Dave Lewis, head of sales at energy company npower, looks at the role self-generation energy technology plays in the journey towards sustainability.
The latest npower Business Energy Index revealed 39 per cent of major energy users and 61 per cent of small and medium-sized enterprises have no self generation energy in place. However, with opportunities to reduce supply costs and carbon emissions, there is much to be gained from the installation of technologies such as solar PV, ground and air source heat pumps, and biomass boilers.
Before installing self-generation energy technology, organisations should understand when and where energy is being used. This will help highlight any areas of energy inefficiency, and determine which technologies will be best suited to their business and buildings.

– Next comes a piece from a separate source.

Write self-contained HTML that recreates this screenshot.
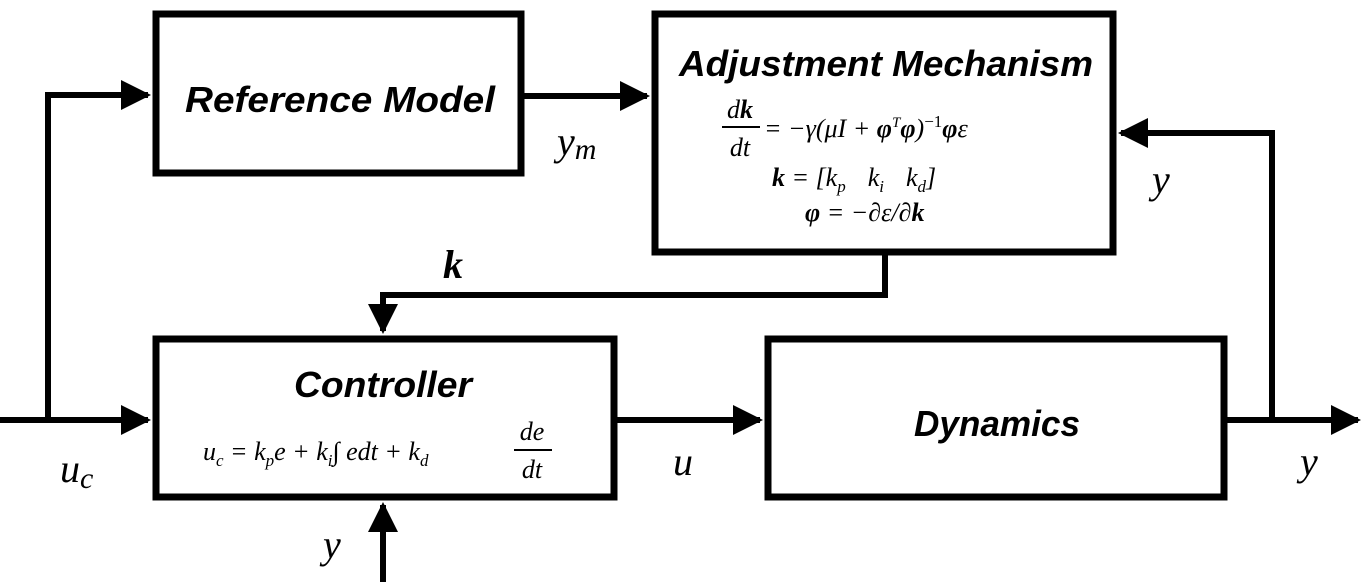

Metering enables organisations to measure their energy use and, when combined with web-based monitoring software such as npower’s encompass, it will provide detailed data of consumption on a half hourly basis. This data will help in the specification of self-generation energy technology by giving clarity on actual consumption. Organisations can see their detailed consumption profiles and can then assess the appropriate size and type of technology will best meet the energy demands of the property. An additional benefit is the traditional use of the software to optimise energy use by removing wastage and comparing performance across a number of properties.
Once the energy consumption profile is understood, it is time to consider the different technologies. Solar photovoltaic (PV) panels are one of the most popular technologies, with companies using the energy generated on-site instead of relying on the grid. By reducing the amount of energy purchased from a supplier, companies can reduce their energy costs and even earn revenue through the government’s Feed-in-Tariff payments (FITs).
In addition to solar PV, in locations where there is considerable need for heating we are installing modern biomass boilers as a low carbon alternative to gas, oil or coal. This technology is most suitable for buildings such as offices, schools or care homes. As with solar PV, biomass boilers also receive a feed-in-tariff incentive to promote their increased use under the Renewable Heat Incentive (RHI), shortening the pay-back period of the investment. This type of solution proves to be very cost effective and is also socially responsible where connections to the main gas network are not available.
Another self-generation energy technology to consider is ground source heat pumps, which extract solar and/or geothermal energy from the ground. They then work similarly to a fridge by compressing and magnifying that energy to create enough heat to generate room warmth and heat water.
Through monitoring energy consumption and accurate understanding of self-generation technology output specifications, it is possible to complete the important payback calculations. Changing the specification of the technology to better match the consumption profile could enhance the revenue received from the government’s Feed-in-Tariff.
Organisations need to consider that technology installed today will, in all likeliness, be generating for the next 25 years (the duration of the FIT). Getting the specification right and maximising generation potential is particularly important over this 25 year period. The right specification could mean the difference of anywhere between a 12 to 15 year payback.
For many businesses, as well as cost savings, carbon emissions reduction is a significant objective of installing self-generation energy technology. Birmingham Airport is a good example. The installation of 200 solar panels on the terminal roof is set to save the Airport 22 tonnes of carbon dioxide annually and will generate 40,000 kWh of electricity a year. Working in partnership with npower, the airport has installed a 50kpw solar photovoltaic (PV) system. This is the first renewable energy and zero carbon installation on the airport site and is part of a wider project to improve energy management and reduce its carbon footprint. The installation was completed in December and took just over 6 weeks.
Airports are a good fit for solar PV, with large roof space on buildings in use throughout the day. There is usually an optimal south facing roof on which to site the array. However, there are also some specific challenges for installing solar at airports, not least in ensuring a suitable product is specified to ensure there is no danger of sunlight reflection off the panels impeding the vision of pilots.
With businesses concerned about the cost of energy, as well as future energy supply and demand on the grid, it is likely that more will look to self-generation energy technology to reduce carbon emissions and supply costs.